After Jesus died, rose again and ascended to heaven, his followers continued to proclaim that salvation is found in Jesus, and Jesus alone. In Acts 4:11-12, they say:
“This Jesus is the stone that was rejected by you, the builders, which has become the cornerstone. And there is salvation in no one else, for there is no other name under heaven given among men by which we must be saved.”

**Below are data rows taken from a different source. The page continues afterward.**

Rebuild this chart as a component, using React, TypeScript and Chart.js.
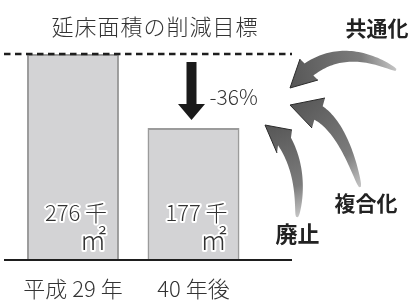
import React, { useEffect, useRef } from 'react';
import { Chart, registerables } from 'chart.js';

Chart.register(...registerables);

// ---- data ----
const categories = ['平成 29 年', '40 年後'];
const floorArea = [276, 177]; // 千㎡
const valueLabels = ['276 千', '177 千'];
const unitLabel = '㎡';
const changeLabel = '-36%';
const titleText = '延床面積の削減目標';
const measureLabels = ['共通化', '複合化', '廃止'];

const FONT = "'Noto Sans CJK JP', 'Noto Sans', sans-serif";

type P = [number, number];

function curvedArrow(
  ctx: CanvasRenderingContext2D,
  tail: P,
  ctrl: P,
  c1: P,
  c2: P,
  tip: P,
  wBase: number,
  wTail: number
) {
  const base: P = [(c1[0] + c2[0]) / 2, (c1[1] + c2[1]) / 2];
  const N = 40;
  const left: P[] = [];
  const right: P[] = [];
  for (let i = 0; i <= N; i++) {
    const t = i / N;
    const mt = 1 - t;
    const px = mt * mt * tail[0] + 2 * mt * t * ctrl[0] + t * t * base[0];
    const py = mt * mt * tail[1] + 2 * mt * t * ctrl[1] + t * t * base[1];
    const dx = 2 * mt * (ctrl[0] - tail[0]) + 2 * t * (base[0] - ctrl[0]);
    const dy = 2 * mt * (ctrl[1] - tail[1]) + 2 * t * (base[1] - ctrl[1]);
    const len = Math.hypot(dx, dy) || 1;
    const nx = -dy / len;
    const ny = dx / len;
    const w = (wTail + (wBase - wTail) * Math.pow(t, 0.55)) / 2;
    left.push([px + nx * w, py + ny * w]);
    right.push([px - nx * w, py - ny * w]);
  }
  const lEnd = left[N];
  const d1 = Math.hypot(c1[0] - lEnd[0], c1[1] - lEnd[1]);
  const d2 = Math.hypot(c2[0] - lEnd[0], c2[1] - lEnd[1]);
  const cl = d1 < d2 ? c1 : c2;
  const cr = d1 < d2 ? c2 : c1;

  const grad = ctx.createLinearGradient(tail[0], tail[1], tip[0], tip[1]);
  grad.addColorStop(0, '#c4c4c4');
  grad.addColorStop(0.3, '#7c7c7c');
  grad.addColorStop(1, '#565656');

  ctx.beginPath();
  ctx.moveTo(left[0][0], left[0][1]);
  for (let i = 1; i <= N; i++) ctx.lineTo(left[i][0], left[i][1]);
  ctx.lineTo(cl[0], cl[1]);
  ctx.lineTo(tip[0], tip[1]);
  ctx.lineTo(cr[0], cr[1]);
  for (let i = N; i >= 0; i--) ctx.lineTo(right[i][0], right[i][1]);
  ctx.closePath();
  ctx.fillStyle = grad;
  ctx.fill();

  // dark edge on head
  ctx.beginPath();
  ctx.moveTo(cl[0], cl[1]);
  ctx.lineTo(tip[0], tip[1]);
  ctx.lineTo(cr[0], cr[1]);
  ctx.strokeStyle = '#2a2a2a';
  ctx.lineWidth = 1;
  ctx.stroke();
}

const decorPlugin = {
  id: 'decor',
  afterDatasetsDraw(chart: any) {
    const ctx: CanvasRenderingContext2D = chart.ctx;
    const yScale = chart.scales.y;
    const meta = chart.getDatasetMeta(0);
    const y0 = yScale.getPixelForValue(0);
    const yTop = yScale.getPixelForValue(floorArea[0]);
    const lineL = 4;
    const lineR = 292;

    ctx.save();
    // dashed reference line
    ctx.strokeStyle = '#1e1e1e';
    ctx.lineWidth = 2.5;
    ctx.setLineDash([6.5, 4.5]);
    ctx.beginPath();
    ctx.moveTo(lineL, yTop);
    ctx.lineTo(lineR, yTop);
    ctx.stroke();
    ctx.setLineDash([]);

    // baseline
    ctx.lineWidth = 2;
    ctx.beginPath();
    ctx.moveTo(lineL, y0);
    ctx.lineTo(lineR, y0);
    ctx.stroke();

    // title
    ctx.fillStyle = '#333';
    ctx.font = `300 22px ${FONT}`;
    ctx.textAlign = 'center';
    ctx.textBaseline = 'middle';
    (ctx as any).letterSpacing = '1px';
    ctx.fillText(titleText, 155, 27);
    (ctx as any).letterSpacing = '0px';

    // bar labels with white halo
    meta.data.forEach((bar: any, i: number) => {
      const x = bar.x;
      ctx.textAlign = 'center';
      ctx.textBaseline = 'middle';
      ctx.lineJoin = 'round';
      ctx.strokeStyle = '#fff';
      ctx.lineWidth = 4;
      ctx.fillStyle = '#333';
      ctx.font = `300 22px ${FONT}`;
      ctx.strokeText(valueLabels[i], x + 3, y0 - 47);
      ctx.fillText(valueLabels[i], x + 3, y0 - 47);
      ctx.font = `300 27px ${FONT}`;
      ctx.strokeText(unitLabel, x + 20, y0 - 20);
      ctx.fillText(unitLabel, x + 20, y0 - 20);
    });

    // down arrow
    const b2 = meta.data[1];
    const ax = b2.x - 2;
    const aTop = yTop + 8;
    const aBot = b2.y - 8;
    const headH = 16;
    ctx.fillStyle = '#1a1a1a';
    ctx.beginPath();
    ctx.moveTo(ax - 5, aTop);
    ctx.lineTo(ax + 5, aTop);
    ctx.lineTo(ax + 5, aBot - headH);
    ctx.lineTo(ax + 13.5, aBot - headH);
    ctx.lineTo(ax, aBot);
    ctx.lineTo(ax - 13.5, aBot - headH);
    ctx.lineTo(ax - 5, aBot - headH);
    ctx.closePath();
    ctx.fill();

    // change label
    ctx.fillStyle = '#333';
    ctx.font = `300 21px ${FONT}`;
    ctx.textAlign = 'left';
    ctx.textBaseline = 'middle';
    ctx.fillText(changeLabel, ax + 18, (aTop + aBot) / 2 + 6);

    // curved arrows
    curvedArrow(ctx, [396, 70], [346, 43], [300, 59], [318, 80], [290, 88], 15, 2);
    curvedArrow(ctx, [360, 187], [343, 128], [325, 98], [312, 128], [290, 105], 16, 2);
    curvedArrow(ctx, [297, 217], [303, 173], [292, 130], [277, 153], [265, 125], 15, 2);

    // measure labels
    ctx.fillStyle = '#222';
    ctx.font = `bold 21px ${FONT}`;
    ctx.textAlign = 'center';
    ctx.textBaseline = 'middle';
    ctx.fillText(measureLabels[0], 377, 28);
    ctx.fillText(measureLabels[1], 366, 203);
    ctx.font = `bold 22px ${FONT}`;
    ctx.fillText(measureLabels[2], 297.5, 234);

    ctx.restore();
  },
};

export default function App() {
  const canvasRef = useRef<HTMLCanvasElement | null>(null);

  useEffect(() => {
    const canvas = canvasRef.current;
    if (!canvas) return;
    const chart = new Chart(canvas, {
      type: 'bar',
      data: {
        labels: categories,
        datasets: [
          {
            data: floorArea,
            backgroundColor: '#d3d3d5',
            borderColor: '#9b9b9b',
            borderWidth: 2,
            categoryPercentage: 1,
            barPercentage: 0.763,
          },
        ],
      },
      options: {
        responsive: false,
        animation: false,
        devicePixelRatio: 1,
        layout: { padding: { left: 12.75, right: 163.25, top: 54, bottom: 0 } },
        plugins: {
          legend: { display: false },
          tooltip: { enabled: false },
          title: { display: false },
        },
        scales: {
          x: {
            grid: { display: false, drawTicks: false },
            border: { display: false },
            ticks: {
              color: '#333',
              font: { family: FONT, size: 22, weight: '300' },
              padding: 15,
              maxRotation: 0,
              autoSkip: false,
            },
            afterFit: (s: any) => {
              s.height = 40;
            },
          },
          y: { display: false, min: 0, max: Math.max(...floorArea) },
        },
      },
      plugins: [decorPlugin],
    } as any);
    return () => chart.destroy();
  }, []);

  return (
    <div style={{ position: 'absolute', left: 0, top: 0, width: 417, height: 300, background: '#fff' }}>
      <canvas ref={canvasRef} width={417} height={300} style={{ display: 'block' }} />
    </div>
  );
}
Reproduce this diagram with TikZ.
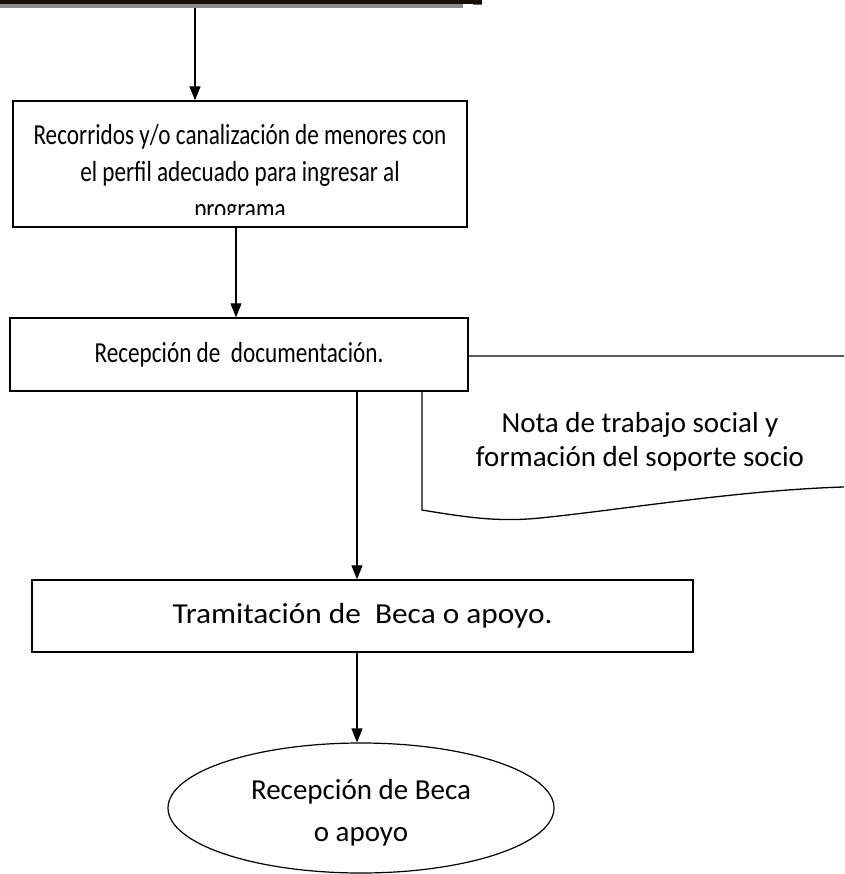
\documentclass[tikz,border=0pt]{standalone}
\usepackage{fontspec}
\setmainfont{Carlito}
\newfontfamily\narrowcal{Carlito}[FakeStretch=0.8]
\newfontfamily\widecal{Carlito}[FakeStretch=1.08]
\usetikzlibrary{positioning}
\usetikzlibrary{arrows.meta}
\usetikzlibrary{shapes.geometric}

\tikzset{
  caja/.style={draw, line width=1.4pt, fill=white, inner sep=0pt},
  flecha/.style={-{Triangle[length=14pt,width=11pt]}, line width=1.2pt},
  letra/.style={font=\fontsize{29}{37}\selectfont, align=center}
}

\begin{document}
\begin{tikzpicture}[x=1pt,y=-1pt]
            \useasboundingbox (0,0) rectangle (844,874);
            \fill[black!88!brown] (0,0) rectangle (482,4.5);
            \fill[black!45] (0,4.5) rectangle (463,8);
            \fill[black!60] (473,4.5) rectangle (482,5.5);

            \coordinate (inicio) at (195,8);
            \node[caja, minimum width=454pt, minimum height=126pt] (rec) at (240,164) {};
            \begin{scope}
              \clip (13,101) rectangle (467,215);
              \node[letra, font=\narrowcal\fontsize{29}{37}\selectfont] (rectxt) at (240,173.5)
                {Recorridos y/o canalización de menores con\\el perfil adecuado para ingresar al\\programa};
            \end{scope}
            \draw[flecha] (inicio) -- (inicio |- rec.north);

            \draw[line width=1.3pt] (844,356) -- (422,356) -- (422,510)
              .. controls (470,518) and (500,522) .. (540,518)
              .. controls (620,510) and (740,490) .. (844,487);
            \node[letra, font=\fontsize{29}{34}\selectfont] (nota) at (640,442)
              {Nota de trabajo social y\\formación del soporte socio};

            \node[caja, minimum width=458pt, minimum height=73pt,
                  font=\narrowcal\fontsize{29}{37}\selectfont] (doc) at (239,354.5)
              {Recepción de\ \ documentación.};
            \coordinate (c2) at (236,0);
            \draw[flecha] (c2 |- rec.south) -- (c2 |- doc.north);

            \node[caja, minimum width=661pt, minimum height=72pt,
                  font=\widecal\fontsize{29}{37}\selectfont] (tram) at (362.5,616)
              {Tramitación de\ \ Beca o apoyo.};
            \coordinate (c3) at (357,0);
            \draw[flecha] (c3 |- doc.south) -- (c3 |- tram.north);

            \node[draw, ellipse, line width=1.2pt, inner sep=0pt, minimum width=386pt,
                  minimum height=130pt] (beca) at (361,808) {};
            \node[letra, font=\fontsize{29}{42}\selectfont] (becatxt) at (361,813)
              {Recepción de Beca\\o apoyo};
            \draw[flecha] (c3 |- tram.south) -- (c3 |- beca.north);
        \end{tikzpicture}
\end{document}
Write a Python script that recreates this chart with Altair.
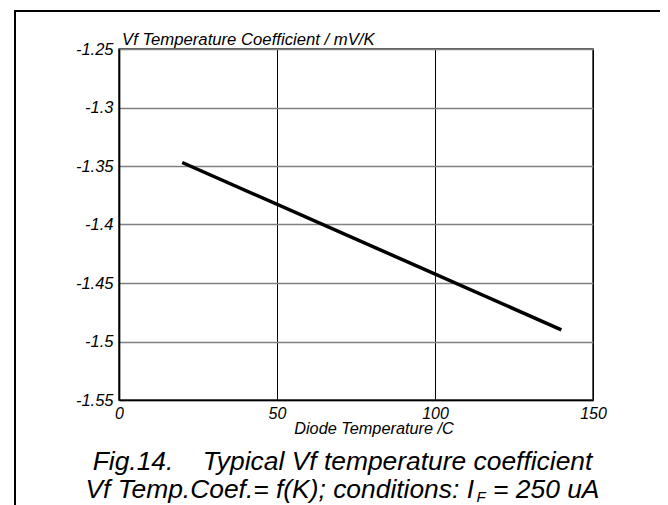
import altair as alt
import pandas as pd

# ---- data ----
temp_c = [20, 140]
coef_mv_k = [-1.347, -1.49]
x_ticks = [0, 50, 100, 150]
y_ticks = [-1.55, -1.5, -1.45, -1.4, -1.35, -1.3, -1.25]
x_domain = [0, 150]
y_domain = [-1.55, -1.25]

NB = "\u00a0"
y_title = "Vf Temperature Coefficient / mV/K"
x_title = "Diode Temperature /C"
caption1 = "Fig.14." + NB * 4 + "Typical Vf temperature coefficient"
caption2a = "Vf Temp.Coef.= f(K); conditions: I"
caption2sub = "F"
caption2b = "= 250 uA"

FONT = "Liberation Sans"
W, H = 474, 351
PAD = {"left": 111, "top": 41, "right": 67, "bottom": 105}

# Arial advance widths (per 1000 em) for laying out the subscript line
ARIAL = {
    " ": 278, NB: 278, ".": 278, "=": 584, "(": 333, ")": 333, ";": 278, ":": 278, "/": 278,
    "0": 556, "1": 556, "2": 556, "5": 556, "4": 556,
    "A": 667, "C": 722, "F": 611, "I": 278, "K": 667, "T": 611, "V": 667,
    "c": 500, "d": 556, "e": 556, "f": 278, "i": 222, "m": 833, "n": 556,
    "o": 556, "p": 556, "s": 500, "t": 278, "u": 556,
}


def text_width(s, size):
    return sum(ARIAL.get(ch, 556) for ch in s) * size / 1000.0


df = pd.DataFrame({"t": temp_c, "c": coef_mv_k})

x_enc = alt.X(
    "t:Q",
    scale=alt.Scale(domain=x_domain, nice=False),
    axis=alt.Axis(
        values=x_ticks, title=None, ticks=False, grid=True,
        gridColor="#000000", gridWidth=1, domainColor="#000000", domainWidth=1.7,
        labelFont=FONT, labelFontSize=16, labelFontStyle="italic",
        labelColor="#000000", labelPadding=5, labelFlush=False, format="d",
    ),
)
y_enc = alt.Y(
    "c:Q",
    scale=alt.Scale(domain=y_domain, nice=False, zero=False),
    axis=alt.Axis(
        values=y_ticks, title=None, ticks=False, grid=True,
        gridColor="#808080", gridWidth=1.5, domainColor="#000000", domainWidth=1.7,
        labelFont=FONT, labelFontSize=16.5, labelFontStyle="italic",
        labelColor="#000000", labelPadding=6, labelFlush=False,
        labelExpr="replace(format(datum.value, '.2~f'), '\u2212', '-')",
    ),
)

line = alt.Chart(df).mark_line(color="black", strokeWidth=3.5).encode(x=x_enc, y=y_enc)


def txt(s, x, y, size, align="left"):
    return alt.Chart(pd.DataFrame({"s": [s]})).mark_text(
        font=FONT, fontSize=size, fontStyle="italic", color="black",
        align=align, baseline="alphabetic",
    ).encode(x=alt.value(x), y=alt.value(y), text="s:N")


def rule(x, y, x2=None, y2=None):
    enc = {"x": alt.value(x), "y": alt.value(y)}
    if x2 is not None:
        enc["x2"] = alt.value(x2)
    if y2 is not None:
        enc["y2"] = alt.value(y2)
    return alt.Chart(pd.DataFrame({"k": [0]})).mark_rule(
        color="black", strokeWidth=2, strokeCap="square"
    ).encode(**enc)


ox, oy = 119, 49  # plot origin on the page
cap_size = 26.4
sub_size = 15
center2 = 342.5
wa = text_width(caption2a, cap_size)
wf = text_width(caption2sub, sub_size)
wsp = text_width(" ", cap_size)
wb = text_width(caption2b, cap_size)
start2 = center2 - (wa + wf + wsp + wb) / 2.0

layers = [
    line,
    txt(y_title, 122 - ox, 44.5 - oy, 16.7),
    txt(x_title, 374 - ox, 434 - oy, 16.3, align="center"),
    txt(caption1, 342.5 - ox, 469.5 - oy, cap_size, align="center"),
    txt(caption2a, start2 - ox, 498 - oy, cap_size),
    txt(caption2sub, start2 + wa - ox, 502 - oy, sub_size),
    txt(caption2b, start2 + wa + wf + wsp - ox, 498 - oy, cap_size),
    rule(15 - ox, 11 - oy, x2=665.5 - ox),
    rule(15 - ox, 11 - oy, y2=520 - oy),
    rule(665.5 - ox, 11 - oy, y2=520 - oy),
]

chart = alt.layer(*layers).properties(
    width=W, height=H, padding=PAD, autosize=alt.AutoSizeParams(type="none"),
    background="white",
).configure_view(stroke="#222222", strokeWidth=1.5)

chart.save("out.html", embed_options={"renderer": "svg", "actions": False})
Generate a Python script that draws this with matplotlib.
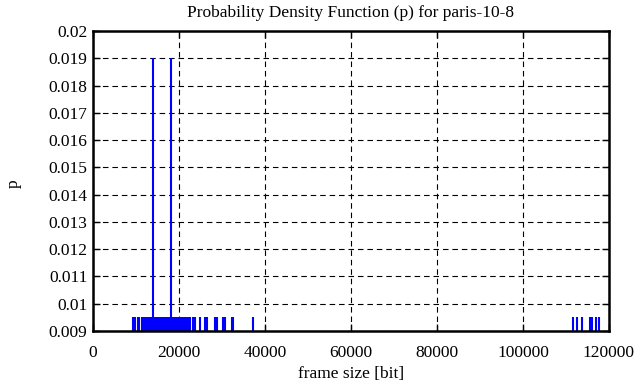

From there, the gospel is proclaimed to everyone – including those who are reverently following their own religion or moral code. The followers of Jesus correctly understood that people are saved, not by living a good life, but by trusting in the only one who can save them – Jesus Christ, the Lord.
Where to from here?
First up, don’t go and burn all your C.S. Lewis books. Despite portraying some powerful truths in a vivid way, I don’t think we can take all aspects of The Chronicles of Narnia as “gospel”. Lewis himself said was more of suppositional than allegorical. And whether or not Lewis himself believed in universalism, I think he undoubtedly has a lot of great things to say about Jesus and Christianity.
When I read The Last Battle I sometimes secretly wish it was true – that good works done in a different direction are ultimately counted as service to God, and therefore people can be saved. But:
- Salvation does not depend on what we do! The bible teaches that we are so thoroughly sinful, that we have no hope of being saved on our own merit. It’s only through the cross – through God sending his sinless Son to die in our place, that we can be saved. By grace alone we are saved.
- God is a relational God, and a jealous God. As such, whether or not we serve him and his Son Jesus is a much more important question than how we well we serve anything.
- As a Christian, I don’t pick and choose my beliefs based on what I like. Instead, I believe the truth that God has revealed to us, through his word, the Bible. Sometimes I secretly want to believe heresies like universalism, and yet that’s not what the Bible says. Ultimately, I need to be listening to and trusting in the real God, the real Jesus, and not the Jesus I make up in my head. Christianity is not about choosing what’s comfortable to believe – it’s about believing the truth.
People are saved, not based on what they do, but who they trust in. And salvation is only found in Jesus Christ. So my aim should be to trust in him, and him alone, and to point others to him.